I’m tired of hearing all the doom and gloom about higher education… especially the liberal arts. You can’t pick up a paper nowadays without someone questioning whether a college degree is worth the price.
We’re in an incredibly complex world with complex problems. It seems like that would beg for more – not less – education. But not just any education, one that teaches you how to think, really think, and solve complex problems. At the same time, your education needs to provide you with practical, hands on, relevant learning that you can draw on in life after college.
You see, learning “things” isn’t enough. Learning “things” requires those “things” to be a part of your job if your education is to be valuable in doing your job. But in this complex world, we don’t always know what those “things” are in advance. The ever-changing global landscape creates new problems daily and the ones who will be prepared to solve those problems are the ones who can think creatively and are constantly training their minds to adapt.
Corporate America gets it.
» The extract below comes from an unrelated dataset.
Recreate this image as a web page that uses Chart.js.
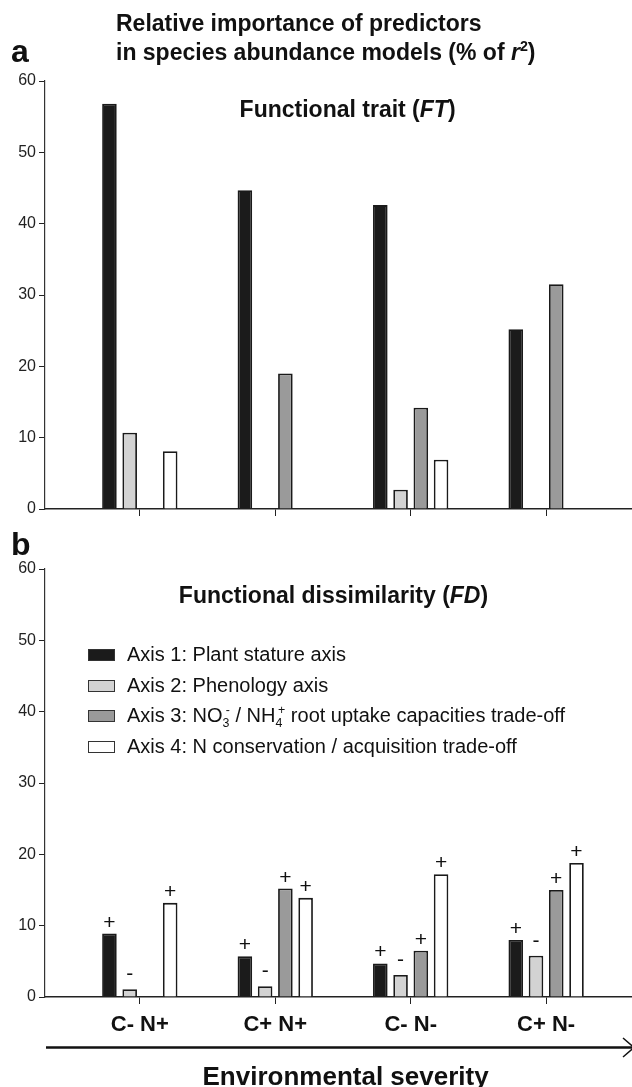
<!DOCTYPE html>
<html>
<head>
<meta charset="utf-8">
<script src="https://cdn.jsdelivr.net/npm/chart.js@4.4.0/dist/chart.umd.min.js"></script>
<style>
  html, body { margin: 0; padding: 0; background: #fff; }
  body { width: 632px; height: 1087px; position: relative; overflow: hidden;
         font-family: "Liberation Sans", Arial, Helvetica, sans-serif; color: #111; }
  canvas { position: absolute; left: 0; }
  .txt { position: absolute; white-space: nowrap; line-height: 1; }
  .bold { font-weight: bold; }
  .ctr { width: 500px; text-align: center; }
  sup, sub { line-height: 0; font-size: 0.62em; }
  .leg { position: absolute; left: 127px; font-size: 20px; line-height: 1; white-space: nowrap; }
  .sw { position: absolute; left: 87.5px; width: 25px; height: 10px; border: 1px solid #333; }
</style>
</head>
<body>
<canvas id="chartA" width="632" height="540" style="top:0"></canvas>
<canvas id="chartB" width="632" height="547" style="top:540px"></canvas>

<div class="txt bold" style="left:116px; top:12px; font-size:23px;">Relative importance of predictors</div>
<div class="txt bold" style="left:116px; top:41px; font-size:23px;">in species abundance models (% of <i>r</i><sup>2</sup>)</div>
<div class="txt bold" style="left:11px; top:35px; font-size:32px;">a</div>
<div class="txt bold ctr" style="left:97.6px; top:97.5px; font-size:23px;">Functional trait (<i>FT</i>)</div>
<div class="txt bold" style="left:11px; top:528px; font-size:32px;">b</div>
<div class="txt bold ctr" style="left:83.5px; top:584px; font-size:23px;">Functional dissimilarity (<i>FD</i>)</div>
<div id="legend"></div>
<svg style="position:absolute; left:0; top:1035px" width="632" height="25">
  <line x1="46" y1="12.5" x2="632" y2="12.5" stroke="#111" stroke-width="2.5"/>
  <polyline points="623,3 634,12.5 623,22" fill="none" stroke="#111" stroke-width="1.5"/>
</svg>
<div class="txt bold ctr" style="left:95.6px; top:1063px; font-size:26px;">Environmental severity</div>

<script>
// categories along the severity gradient
const categories = ['C- N+', 'C+ N+', 'C- N-', 'C+ N-'];

// legend entries (HTML for the sub/superscripts)
const legendLabels = [
  'Axis 1: Plant stature axis',
  'Axis 2: Phenology axis',
  'Axis 3: NO<sub>3</sub><sup style="margin-left:-0.3em">-</sup> / NH<sub>4</sub><sup style="margin-left:-0.35em">+</sup> root uptake capacities trade-off',
  'Axis 4: N conservation / acquisition trade-off'
];
const seriesNames = ['Axis 1', 'Axis 2', 'Axis 3', 'Axis 4'];
const fills = ['#1b1b1b', '#d3d3d3', '#9a9a9a', '#ffffff'];

// panel a: functional trait (% of r2)
const ftAxis1 = [56.8, 44.7, 42.6, 25.2];
const ftAxis2 = [10.7, null, 2.7, null];
const ftAxis3 = [null, 19.0, 14.2, 31.5];
const ftAxis4 = [8.1, null, 6.9, null];

// panel b: functional dissimilarity (% of r2)
const fdAxis1 = [8.9, 5.7, 4.7, 8.0];
const fdAxis2 = [1.1, 1.5, 3.1, 5.8];
const fdAxis3 = [null, 15.2, 6.5, 15.0];
const fdAxis4 = [13.2, 13.9, 17.2, 18.8];

// sign of the effect printed above panel b bars
const fdSigns1 = ['+', '+', '+', '+'];
const fdSigns2 = ['-', '-', '-', '-'];
const fdSigns3 = [null, '+', '+', '+'];
const fdSigns4 = ['+', '+', '+', '+'];

const yTicks = [0, 10, 20, 30, 40, 50, 60];

const FONT = '"Liberation Sans", Arial, Helvetica, sans-serif';

// legend
const legendDiv = document.getElementById('legend');
const legendBaselines = [661, 691.5, 722, 752.5];
legendLabels.forEach((lbl, i) => {
  const b = legendBaselines[i];
  legendDiv.insertAdjacentHTML('beforeend',
    `<div class="sw" style="top:${b - 12}px; background:${fills[i]}"></div>` +
    `<div class="leg" style="top:${(b - 0.8465 * 20).toFixed(1)}px">${lbl}</div>`);
});

const signPlugin = {
  id: 'signs',
  afterDatasetsDraw(chart, args, opts) {
    if (!opts.signs) return;
    const ctx = chart.ctx;
    ctx.save();
    ctx.font = '21px ' + FONT;
    ctx.fillStyle = '#111';
    ctx.textAlign = 'center';
    ctx.textBaseline = 'alphabetic';
    chart.data.datasets.forEach((ds, di) => {
      const meta = chart.getDatasetMeta(di);
      meta.data.forEach((bar, i) => {
        const s = opts.signs[di][i];
        if (!s || ds.data[i].y == null) return;
        ctx.fillText(s, bar.x, bar.y - (s === '+' ? 5 : 9));
      });
    });
    ctx.restore();
  }
};

function makePanel(canvasId, series, signs, showLabels, padTop, xHeight, padBottom) {
  const ctx = document.getElementById(canvasId).getContext('2d');
  return new Chart(ctx, {
    type: 'bar',
    data: {
      datasets: series.map((vals, k) => ({
        label: seriesNames[k],
        data: vals.map((v, i) => ({ x: i, y: v })),
        backgroundColor: fills[k],
        borderColor: '#1a1a1a',
        borderWidth: 1.8,
        categoryPercentage: 0.598,
        barPercentage: 0.72
      }))
    },
    plugins: [signPlugin],
    options: {
      responsive: false,
      animation: false,
      devicePixelRatio: 1,
      layout: { padding: { top: padTop, right: 0, bottom: padBottom, left: 0 } },
      plugins: {
        legend: { display: false },
        tooltip: { enabled: false },
        signs: { signs: signs }
      },
      scales: {
        x: {
          type: 'linear',
          min: -0.7,
          max: 3.634,
          offset: false,
          afterBuildTicks: axis => { axis.ticks = categories.map((c, i) => ({ value: i })); },
          afterFit: axis => { axis.height = xHeight; },
          grid: { drawOnChartArea: false, drawTicks: true, tickLength: 7, color: '#222', offset: false },
          border: { display: true, color: '#222', width: 1.5 },
          ticks: {
            autoSkip: false,
            maxRotation: 0,
            padding: 8,
            color: '#111',
            font: { family: FONT, size: 22, weight: 'bold' },
            callback: v => showLabels ? categories[v] : ''
          }
        },
        y: {
          min: 0,
          max: 60,
          afterBuildTicks: axis => { axis.ticks = yTicks.map(v => ({ value: v })); },
          afterFit: axis => { axis.width = 45; },
          grid: { drawOnChartArea: false, drawTicks: true, tickLength: 6, color: '#222' },
          border: { display: true, color: '#333', width: 1.2 },
          ticks: { padding: 3, color: '#222', font: { family: FONT, size: 16 } }
        }
      }
    }
  });
}

makePanel('chartA', [ftAxis1, ftAxis2, ftAxis3, ftAxis4], null, false, 81, 31, 0);
makePanel('chartB', [fdAxis1, fdAxis2, fdAxis3, fdAxis4],
  [fdSigns1, fdSigns2, fdSigns3, fdSigns4], true, 29, 50, 40);
</script>
</body>
</html>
Executive education is booming because businesses realize if they are to be competitive their people need to learn continually. And they need to learn in a space that provides a blend of academics and reality.
Wofford gets it too. The Mungo Center bridges the theoretical and the practical by teaching relevant topics that complement students’ academic foundation. Our consulting, entrepreneurship, and Success Initiative programs leverage design thinking, leadership, negotiation skills, professional speaking, and a myriad of other hands-on experiences to prepare students for life outside the classroom.
The Mungo Center team has experienced the real world on a global scale, and we bring our experiences to students. Although it’s more accurate to say we place our students in those experiences. It’s this type of creativity in program development that higher education needs if it is going to fulfill its promise of preparing young people for the future.
So, I’m going to step out on a limb here and proclaim, Yes! A college degree IS worth the price.
Just make sure you get your degree from a school that understands the need to balance the theoretical and the practical.
Well said. It is clear that many Liberal Arts Colleges 'get' the need for practical knowledge and skills. It is a shame they get lumped into one bucket of assumptions.
For me more important than anything else is the ability and the comfort of being a "life long learner." When you get out of college you don't have to know everything, but you do have to have the skills necessary to learn new things (theoretical or practical). It is OK out here in the real world to say "I don't know" as long as you follow it up with "but I'm going to find out." The skills you develop are the skills to learn.